Made famous earlier this year after kidnapping more than 200 girls from the Chibok region in the northern state of Borno, Boko Haram has been operating in the sparsely populated north for more than five years. Despite killing hundreds and displacing thousands, Nigeria’s economy has continued its meteoric rise, with foreign investors scrambling to get a piece of Africa’s most promising market.
At the moment, the only economic impact the group has had is slowing down production in a region that is already struggling. Agriculture accounts for roughly a fifth of the nation’s GDP and employs more than 35 percent of youths aged 18 to 35, and is starting to show signs of strain.
It’s concentrated in the northern states, which are also those with the highest poverty rates and the majority of Boko Haram’s activity.
“In some parts of the north, the security situation has affected farmland production and that has led to some increase in food prices,” Central Bank of Nigeria Deputy Governor Kingsley Moghalu said to CNBC earlier this week.
Food prices rose 9.8 percent in June, and inflation hit 8.2 percent, the highest its been in 10 months, according to Nigeria’s national statistics bureau.
“The effects of conflict on the agricultural sector are largely due to the risk of being attacked by insurgents,” according to a Brookings report published this week.
The researchers wrote that, the industry is under a few different strains. First, is the simple problem of human mobility.

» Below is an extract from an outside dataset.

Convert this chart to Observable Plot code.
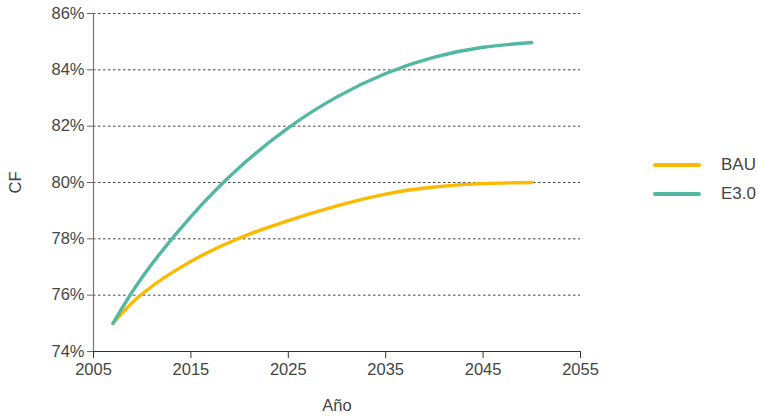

“People across all value chains feared movement outside protected areas because of attacks by insurgents,” they wrote, explaining that farm workers feared attacks while grazing animals, processors lost workers when families left the conflict zone, and traders began limiting their movements. Meanwhile, the agricultural sector became a target for militants in need of supplies. Their data shows that cash, food and equipment were more likely to get stolen. Lastly, the danger has made other things like transportation more risky and therefore more expensive, again putting pressure on the economic output.
“The impact of [Boko Haram] on the Nigerian economy is localized for now, but the instability has had an effect on the agricultural products from the north and has severely reduced cross-border trade with Cameroon, Chad and Niger,” the report says.
However, the impact is still most felt in these northern states, which have always been far from Nigeria’s positive development story. Indeed, though the number of Nigerians living in poverty has increased 55 percent in the past decade, the number of Nigerian millionaires topped 15,700 last year, up 44 percent since 2007.
The country has been one of the largest recipients of foreign direct investment in the region, with inward flows jumping 28 percent to hit $21 billion last year.
On a macro level, Nigeria shows no signs of slowing down, even as the violence increases.
The stock markets remained relatively stable, and even the currency showed no real volatility, besides a drop in February when the former central bank governor Lamido Sanusi was suspended.
“The impact on the economy has actually remained muted given that the violence did not spread to Lagos or the oil-rich Niger Delta,” Samir Gadio, emerging markets strategist at Standard Bank, said to International Business Times in May.
“Portfolio investors appear to largely discount the security issues associated with Boko Haram while there has been very little FDI in this part of Nigeria anyway,” he added.
Even as attacks ramped up earlier this year, foreign companies showed no signs of slowing down in the central city of Abuja, where the World Economic Forum was held just weeks after the schoolgirls were kidnapped, or the commercial capital of Lagos, home to startup incubators, upscale cafes and luxury car dealerships.
“We’re not feeling the impact,” a 25-year old employee at a Lagos luxury shopping mall told The Globe and Mail. “We believe we are safe here.”